Senate's political center shifts more to the right
Having more conservatives won't make it any less challenging for Bush.
LOS ANGELES TIMES
WASHINGTON -- It would be hard to find two politicians more different than John Breaux and David Vitter.
Breaux, who is retiring from the Senate, is a centrist Louisiana Democrat and pragmatic deal maker who shuttles between parties in search of legislative compromises.
Vitter, who was elected to succeed Breaux, is one of the most conservative Republicans in the House. He likes term limits, loathes gambling and rarely votes against his party or the president.
Centrists leaving
That changing of the guard is part of a broader trend emerging from Election Day that helps explain why the Senate -- like the greater political landscape -- has become so polarized. The centrists are leaving Congress in droves; unvarnished conservatives are arriving in their place.
The retirement of Breaux and several other Southern Democrats depletes even further the dwindling ranks of lawmakers inclined to work across party lines. They are being replaced largely by a younger generation of Republicans, schooled in a more uncompromising form of conservatism.
Six of the seven Republican senators-elect are former members of the House -- a far more partisan, combative institution ever since firebrand Republican Newt Gingrich ran the place. Two of the newcomers were backed by the Club for Growth, a group dedicated to clipping the GOP's liberal wing. Most of the newly elected senators are significantly more conservative than those they are replacing.
"It's a sea change in terms of losing the political center," said Sen. Olympia Snowe, R-Maine, co-chair of the Senate's bipartisan Centrist Coalition.
Pressure
The rightward shift will put pressure on the GOP moderates who remain. When Sen. Arlen Specter, R-Pa., who is in line to head the Judiciary Committee, recently predicted that anti-abortion judicial nominees would have a difficult time getting Senate approval, conservatives clamored for him to be denied the chairmanship.
But the Senate makeup also presents a challenge for Bush: Although the 2004 elections have given him more Republican lawmakers dedicated to his agenda, most of the new senators are not the kind of bipartisan coalition-builders the president will need to enact his plans to overhaul the tax code and Social Security.
Because those aims are more ambitious and riskier than his first-term agenda of tax cuts and expanded Medicare benefits, many analysts say it will be even more important for Bush to seek bipartisan support.
"It will necessitate consensus building, especially on the large issues the president is talking about," Snowe said. "I don't see how it can be a unilateral approach."
With the retirement of Breaux, Bush is losing one of the very few Democrats who supported his idea of allowing workers to invest Social Security taxes in private accounts. The Louisiana lawmaker also brokered a compromise on Bush's 2001 tax cut and was one of two Democrats who had a hand in writing last year's Medicare bill.

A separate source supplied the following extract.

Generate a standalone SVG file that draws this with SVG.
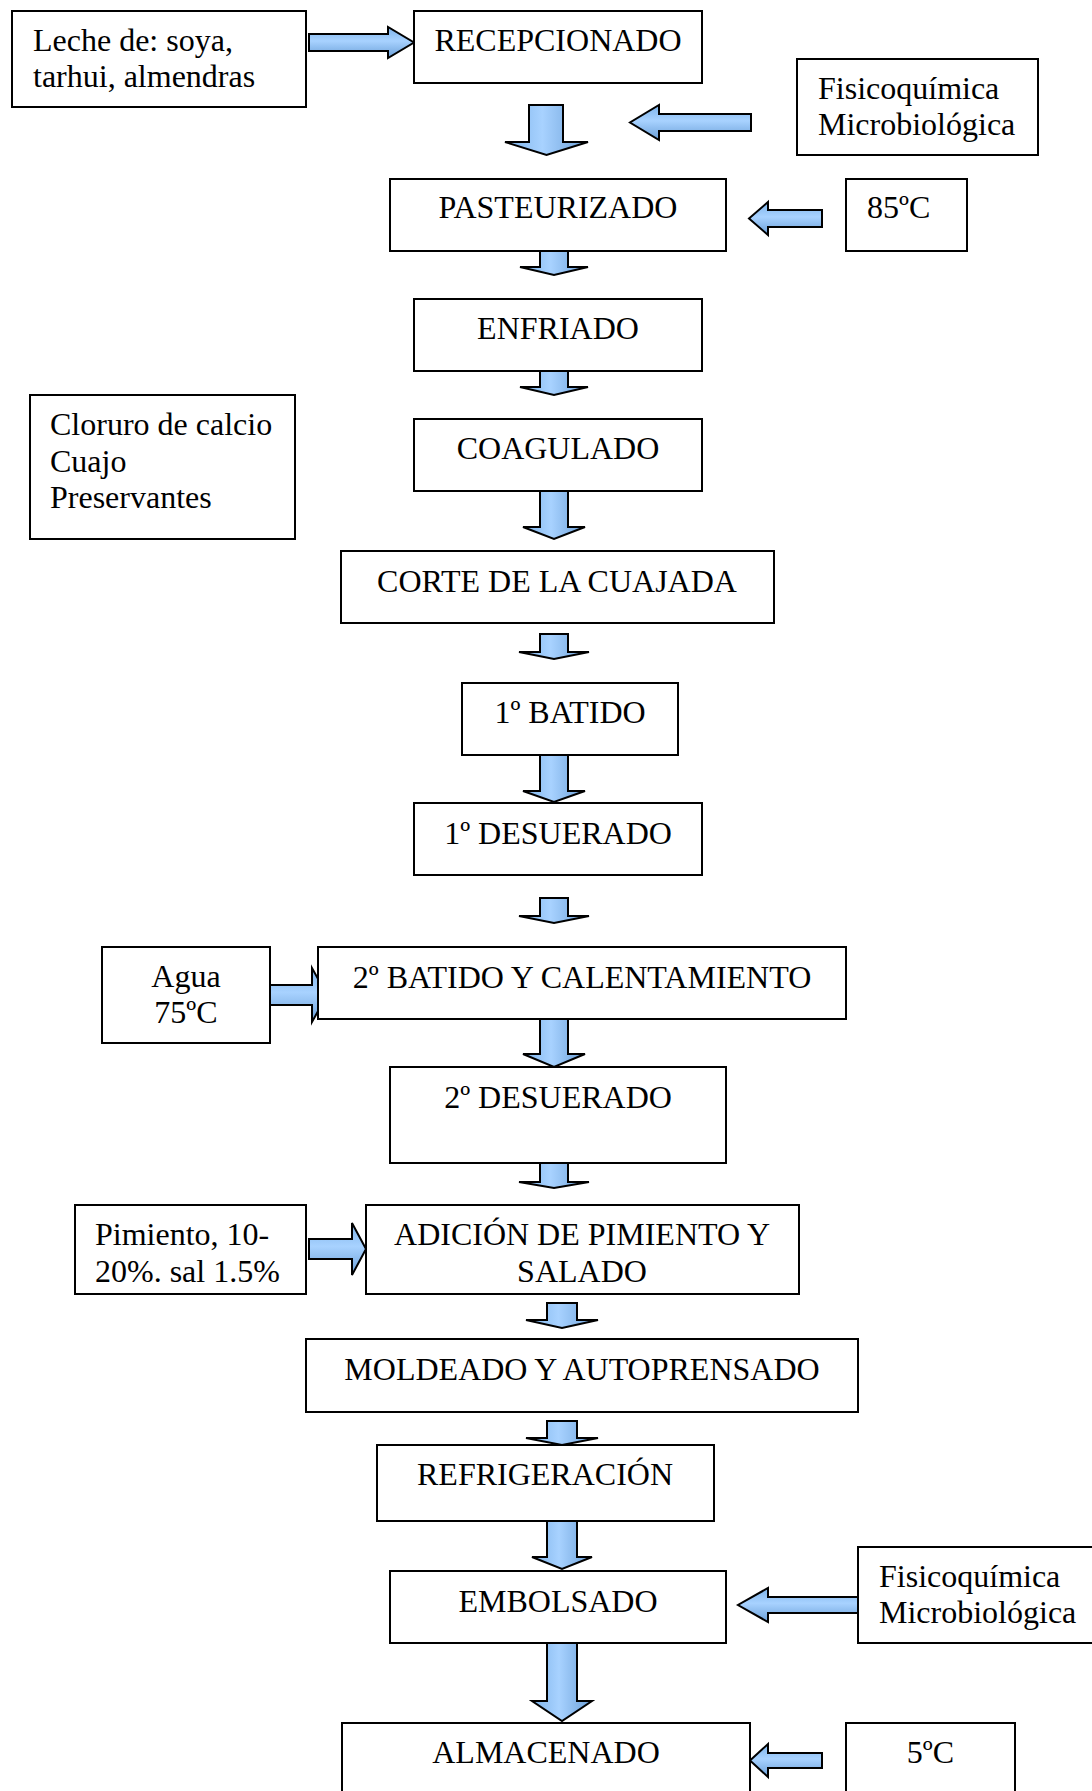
<svg xmlns="http://www.w3.org/2000/svg" width="1092" height="1791" viewBox="0 0 1092 1791">
<style>
.box{fill:#fff;stroke:#000;stroke-width:2}
.t{font-family:"Liberation Serif","Times New Roman",serif;font-size:32px;fill:#000}
.c{text-anchor:middle}
.av{fill:url(#gv);stroke:#000;stroke-width:2;stroke-linejoin:miter}
.ah{fill:url(#gh);stroke:#000;stroke-width:2;stroke-linejoin:miter}
</style>
<defs>
<linearGradient id="gv" x1="0" y1="0" x2="1" y2="0">
<stop offset="0" stop-color="#7db3ea"/><stop offset="0.45" stop-color="#a8d2ff"/><stop offset="1" stop-color="#6a9fd8"/>
</linearGradient>
<linearGradient id="gh" x1="0" y1="0" x2="0" y2="1">
<stop offset="0" stop-color="#7db3ea"/><stop offset="0.45" stop-color="#a8d2ff"/><stop offset="1" stop-color="#6a9fd8"/>
</linearGradient>
</defs>
<g id="connectors">
<path class="ah" d="M309,34 H388 V27 L414,42.5 L388,58 V51 H309 Z"/>
<path class="av" d="M529,105 H563 V142 H588 L546.5,155 L505,142 H529 Z"/>
<path class="ah" d="M751,114 V131 H659 V140 L630,122.5 L659,105 V114 Z"/>
<path class="ah" d="M822,210 V227 H768 V235 L749,218.5 L768,202 V210 Z"/>
<path class="av" d="M540,251 H568 V267 H588 L554,275 L520,267 H540 Z"/>
<path class="av" d="M540,371 H568 V387 H588 L554,395 L520,387 H540 Z"/>
<path class="av" d="M540,491 H568 V527 H585 L554,539 L523,527 H540 Z"/>
<path class="av" d="M540,634 H568 V652 H589 L554,659 L519,652 H540 Z"/>
<path class="av" d="M540,755 H568 V791 H585 L554,802 L523,791 H540 Z"/>
<path class="av" d="M540,898 H568 V916 H589 L554,923 L519,916 H540 Z"/>
<path class="ah" d="M270,985 H312 V968 L327,995 L312,1022 V1005 H270 Z"/>
<path class="av" d="M540,1019 H568 V1054 H585 L554,1067 L523,1054 H540 Z"/>
<path class="av" d="M540,1163 H568 V1182 H589 L554,1188 L519,1182 H540 Z"/>
<path class="ah" d="M309,1239 H352 V1223 L366,1249 L352,1275 V1259 H309 Z"/>
<path class="av" d="M547,1303 H577 V1320 H598 L562,1328 L526,1320 H547 Z"/>
<path class="av" d="M547,1421 H577 V1438 H598 L562,1445 L526,1438 H547 Z"/>
<path class="av" d="M547,1521 H577 V1557 H592 L562,1569 L532,1557 H547 Z"/>
<path class="ah" d="M858,1597 V1613 H768 V1622 L738,1605 L768,1588 V1597 Z"/>
<path class="av" d="M547,1643 H577 V1701 H592 L562,1721 L532,1701 H547 Z"/>
<path class="ah" d="M822,1753 V1768 H768 V1777 L750,1760.5 L768,1744 V1753 Z"/>
</g>
<g id="n-leche"><rect class="box" x="12" y="11" width="294" height="96"/><text class="t" x="33" y="51">Leche de: soya,</text><text class="t" x="33" y="87">tarhui, almendras</text></g>
<g id="n-recepcionado"><rect class="box" x="414" y="11" width="288" height="72"/><text class="t c" x="558" y="51">RECEPCIONADO</text></g>
<g id="n-fisico1"><rect class="box" x="797" y="59" width="241" height="96"/><text class="t" x="818" y="99">Fisicoquímica</text><text class="t" x="818" y="135">Microbiológica</text></g>
<g id="n-pasteurizado"><rect class="box" x="390" y="179" width="336" height="72"/><text class="t c" x="558" y="218">PASTEURIZADO</text></g>
<g id="n-85"><rect class="box" x="846" y="179" width="121" height="72"/><text class="t" x="867" y="218">85ºC</text></g>
<g id="n-enfriado"><rect class="box" x="414" y="299" width="288" height="72"/><text class="t c" x="558" y="339">ENFRIADO</text></g>
<g id="n-cloruro"><rect class="box" x="30" y="395" width="265" height="144"/><text class="t" x="50" y="435">Cloruro de calcio</text><text class="t" x="50" y="472">Cuajo</text><text class="t" x="50" y="508">Preservantes</text></g>
<g id="n-coagulado"><rect class="box" x="414" y="419" width="288" height="72"/><text class="t c" x="558" y="459">COAGULADO</text></g>
<g id="n-corte"><rect class="box" x="341" y="551" width="433" height="72"/><text class="t c" x="557" y="592">CORTE DE LA CUAJADA</text></g>
<g id="n-batido1"><rect class="box" x="462" y="683" width="216" height="72"/><text class="t c" x="570" y="723">1º BATIDO</text></g>
<g id="n-desuerado1"><rect class="box" x="414" y="803" width="288" height="72"/><text class="t c" x="558" y="844">1º DESUERADO</text></g>
<g id="n-agua"><rect class="box" x="102" y="947" width="168" height="96"/><text class="t c" x="186" y="987">Agua</text><text class="t c" x="186" y="1023">75ºC</text></g>
<g id="n-batido2"><rect class="box" x="318" y="947" width="528" height="72"/><text class="t c" x="582" y="988">2º BATIDO Y CALENTAMIENTO</text></g>
<g id="n-desuerado2"><rect class="box" x="390" y="1067" width="336" height="96"/><text class="t c" x="558" y="1108">2º DESUERADO</text></g>
<g id="n-pimiento"><rect class="box" x="75" y="1205" width="231" height="89"/><text class="t" x="95" y="1245">Pimiento, 10-</text><text class="t" x="95" y="1282">20%. sal 1.5%</text></g>
<g id="n-adicion"><rect class="box" x="366" y="1205" width="433" height="89"/><text class="t c" x="582" y="1245">ADICIÓN DE PIMIENTO Y</text><text class="t c" x="582" y="1282">SALADO</text></g>
<g id="n-moldeado"><rect class="box" x="306" y="1339" width="552" height="73"/><text class="t c" x="582" y="1380">MOLDEADO Y AUTOPRENSADO</text></g>
<g id="n-refrigeracion"><rect class="box" x="377" y="1445" width="337" height="76"/><text class="t c" x="545" y="1485">REFRIGERACIÓN</text></g>
<g id="n-embolsado"><rect class="box" x="390" y="1571" width="336" height="72"/><text class="t c" x="558" y="1612">EMBOLSADO</text></g>
<g id="n-fisico2"><rect class="box" x="858" y="1547" width="240" height="96"/><text class="t" x="879" y="1587">Fisicoquímica</text><text class="t" x="879" y="1623">Microbiológica</text></g>
<g id="n-almacenado"><rect class="box" x="342" y="1723" width="408" height="80"/><text class="t c" x="546" y="1763">ALMACENADO</text></g>
<g id="n-5"><rect class="box" x="846" y="1723" width="169" height="80"/><text class="t c" x="930.5" y="1763">5ºC</text></g>
</svg>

The influx of new conservatives also may harden Senate Majority Leader Bill Frist, R-Tenn., against compromise.
"The pressure on Frist -- to be hard-nosed and try to run over the Democrats rather than accommodate them -- will be pretty high," said Barbara Sinclair, a University of California, Los Angeles political scientist.
So while the Senate in recent years has tempered the conservatism of the House on taxes, spending and social issues, House Republicans now should find more allies in their campaigns to slash government spending, revamp the tax code and curb abortion.
Divisions
But even with their wider margins in the House and Senate, Bush and GOP leaders will have to navigate divisions within their own ranks among conservatives with different priorities. While religious conservatives may want to emphasize moral issues such as new abortion curbs or a ban on gay marriage, other Republicans care more about pushing Bush's plans to overhaul the tax code and Social Security. Fiscal conservatives, meanwhile, may prove a drag on efforts to overhaul Social Security because of concerns about the high cost of making the transition to a new system.

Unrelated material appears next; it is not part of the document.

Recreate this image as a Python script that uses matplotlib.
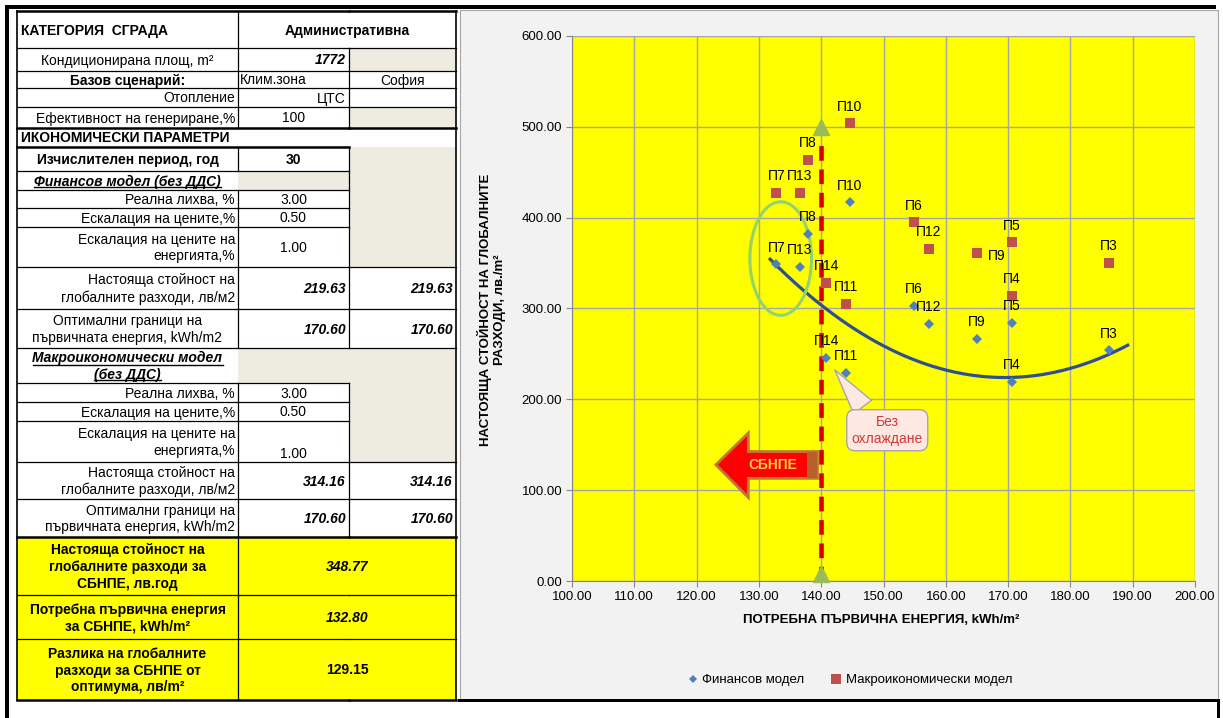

The political center of the Senate has dwindled so much after the 2004 elections in part because so many Southern Democrats retired.
In addition to the bridge-builder Breaux, Sen. Zell Miller of Georgia -- a Democrat so conservative that he was invited to speak at the Republican National Convention in August -- is leaving the chamber. Other Southern Democrats on the way out include Ernest F. Hollings of South Carolina and Bob Graham of Florida, who are more moderate than many in their party.